Glaucoma screenings are just one of the many things that went by the wayside during the pandemic. Offices were closed, transportation was scarce, and many of those most at risk of contracting coronavirus were being understandably cautious and canceled previously scheduled glaucoma screenings.
Glaucoma is an eye disease that develops when intraocular eye pressure increases, causing optic nerve damage. When the delicate nerve fibers of the optic nerve are damaged it creates permanent blind spots. Left untreated, glaucoma will progress and can lead to total blindness.
Glaucoma is the second leading cause of blindness globally and the leading cause of blindness for people over 60. Other groups at high risk of developing glaucoma are those with nearsightedness, a family history of glaucoma, anyone with a past eye injury, smokers, steroid users, diabetics, those suffering from sleep apnea, and those of Asian, Hispanic, and African-American descent.
Worldwide, nearly 80 million people a year are diagnosed with glaucoma. Routine eye exams and glaucoma screenings can help to preserve vision and prevent blindness through early detection.

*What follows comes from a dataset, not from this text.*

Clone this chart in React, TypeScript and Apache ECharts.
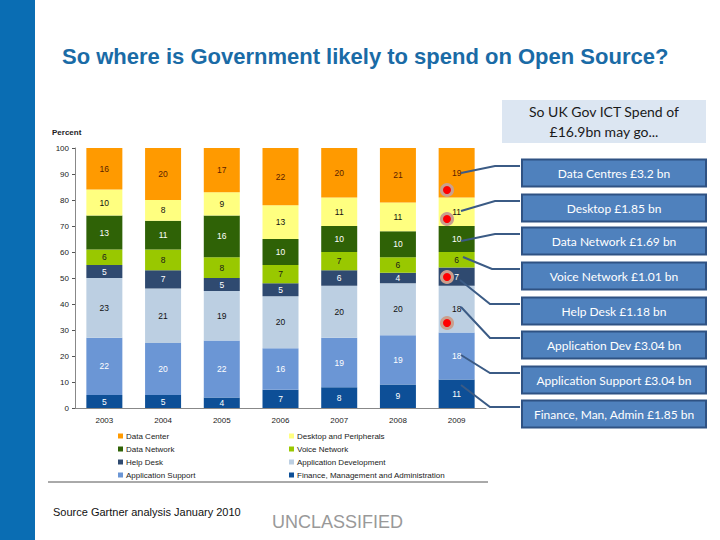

Glaucoma screenings test eye pressure range, corneal thickness, the peripheral field of vision, shape, and nerve color. There is no cure for glaucoma, and left untreated; it can cause irreversible damage to the optic nerve resulting in vision loss.

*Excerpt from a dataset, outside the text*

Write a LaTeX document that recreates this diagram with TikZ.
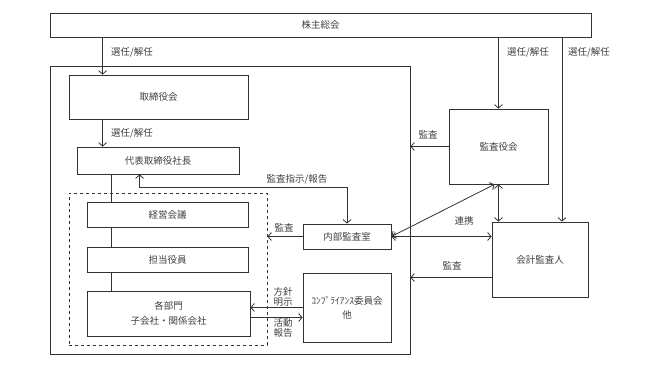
\documentclass[tikz,border=0pt]{standalone}
\usepackage{fontspec}
\setmainfont{Noto Sans CJK JP}
\usepackage{xcolor}
\usetikzlibrary{arrows.meta, positioning, calc}

\begin{document}
\begin{tikzpicture}[
  x=1pt, y=-1pt,
  font=\fontsize{9.5}{12}\selectfont,
  box/.style={draw=black!80, fill=white, text=black!75, align=center, inner sep=0pt, line width=0.8pt},
  lab/.style={text=black!75, align=center, inner sep=1pt, font=\fontsize{9.5}{11}\selectfont},
  arr/.style={-{Straight Barb[length=3.5pt,width=8pt]}, draw=black!80, line width=0.8pt},
  arr2/.style={{Straight Barb[length=3.5pt,width=8pt]}-{Straight Barb[length=3.5pt,width=8pt]}, draw=black!80, line width=0.8pt}
]
\useasboundingbox (0,0) rectangle (649,365);

% 枠（社内）
\node[box, fill=none, minimum width=360pt, minimum height=288pt] (outer) at (230,210) {};
\node[box, fill=none, dashed, minimum width=198pt, minimum height=152pt] (dash) at (168,269) {};

% 各ボックス
\node[box, minimum width=541pt, minimum height=24pt] (soukai) at (320.5,25) {株主総会};
\node[box, minimum width=179pt, minimum height=44pt] (torishimari) at (158.5,97) {取締役会};
\node[box, minimum width=162pt, minimum height=27pt] (daihyo) at (158,160.5) {代表取締役社長};
\node[box, minimum width=161pt, minimum height=25pt] (keiei) at (167.5,214.5) {経営会議};
\node[box, minimum width=161pt, minimum height=25pt] (tanto) at (167.5,259.5) {担当役員};
\node[box, minimum width=163pt, minimum height=45pt] (bumon) at (168.5,313.5) {各部門\\[3pt]子会社・関係会社};
\node[box, minimum width=88pt, minimum height=25pt] (naibu) at (347,236.5) {内部監査室};
\node[box, minimum width=88pt, minimum height=69pt] (compl) at (347,307.5) {ｺﾝﾌﾟﾗｲｱﾝｽ委員会\\[2pt]他};
\node[box, minimum width=99pt, minimum height=75pt] (kansayaku) at (498.5,146.5) {監査役会};
\node[box, minimum width=96pt, minimum height=75pt] (kaikei) at (540,259.5) {会計監査人};

% 選任/解任
\draw[arr] ([xshift=34pt]torishimari.north west |- soukai.south) -- ([xshift=34pt]torishimari.north west);
\draw[arr] ([xshift=34pt]torishimari.south west) -- ([xshift=34pt]torishimari.south west |- daihyo.north);
\draw[arr] (soukai.south -| kansayaku.north) -- (kansayaku.north);
\draw[arr] ([xshift=22pt]kaikei.north |- soukai.south) -- ([xshift=22pt]kaikei.north);
\node[lab] (l1) at (132,52) {選任/解任};
\node[lab] (l2) at (132,133) {選任/解任};
\node[lab] (l3) at (528,52) {選任/解任};
\node[lab] (l4) at (589,52) {選任/解任};

% 業務執行ライン
\draw[draw=black!80, line width=0.8pt] ([xshift=35pt]daihyo.south west) -- ([xshift=35pt]daihyo.south west |- keiei.north);
\draw[draw=black!80, line width=0.8pt] ([xshift=25pt]keiei.south west) -- ([xshift=25pt]keiei.south west |- tanto.north);
\draw[draw=black!80, line width=0.8pt] ([xshift=25pt]tanto.south west) -- ([xshift=25pt]tanto.south west |- bumon.north);

% 監査指示/報告
\draw[arr2] ([xshift=63pt]daihyo.south west) -- ++(0,13) -| (naibu.north);
\node[lab] (l5) at (297,179) {監査指示/報告};

% 監査
\draw[arr] (naibu.west) -- (naibu.west -| dash.east);
\node[lab] (l6) at (284,228) {監査};
\draw[arr] (kansayaku.west) -- (kansayaku.west -| outer.east);
\node[lab] (l7) at (428,135) {監査};
\draw[arr] ([yshift=-18pt]kaikei.west) -- ([yshift=-18pt]kaikei.west -| outer.east);
\node[lab] (l8) at (452,266) {監査};

% 連携
\draw[arr2] (kansayaku.south) -- (kansayaku.south |- kaikei.north);
\draw[arr2] (naibu.east) -- ([xshift=-4pt]kansayaku.south);
\draw[arr2] (naibu.east) -- (naibu.east -| kaikei.west);
\node[lab] (l9) at (464,221) {連携};

% 方針明示 / 活動報告
\draw[arr] (compl.west) -- (compl.west -| bumon.east);
\draw[arr] ([yshift=-4pt]bumon.east) -- ([yshift=-4pt]bumon.east -| compl.west);
\node[lab, font=\fontsize{9.5}{10}\selectfont] (l10) at (283,297) {方針\\明示};
\node[lab, font=\fontsize{9.5}{10}\selectfont] (l11) at (283,328) {活動\\報告};
\end{tikzpicture}
\end{document}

Open-angle and angle-closure glaucoma are the two most common types of glaucoma. Open-angle glaucoma accounts for 90 percent of glaucoma cases and is caused by the slow clogging of drainage canals, resulting in an increase in eye pressure.
Transversely, angle-closure glaucoma develops quickly and is caused by blocked drainage canals that create a sudden rise in intraocular pressure.
Glaucoma cannot be cured, but steps can be taken to reduce your intraocular eye pressure. Eye drops, medication, operatic or laser surgery can be used to manage and slow the disease’s progression.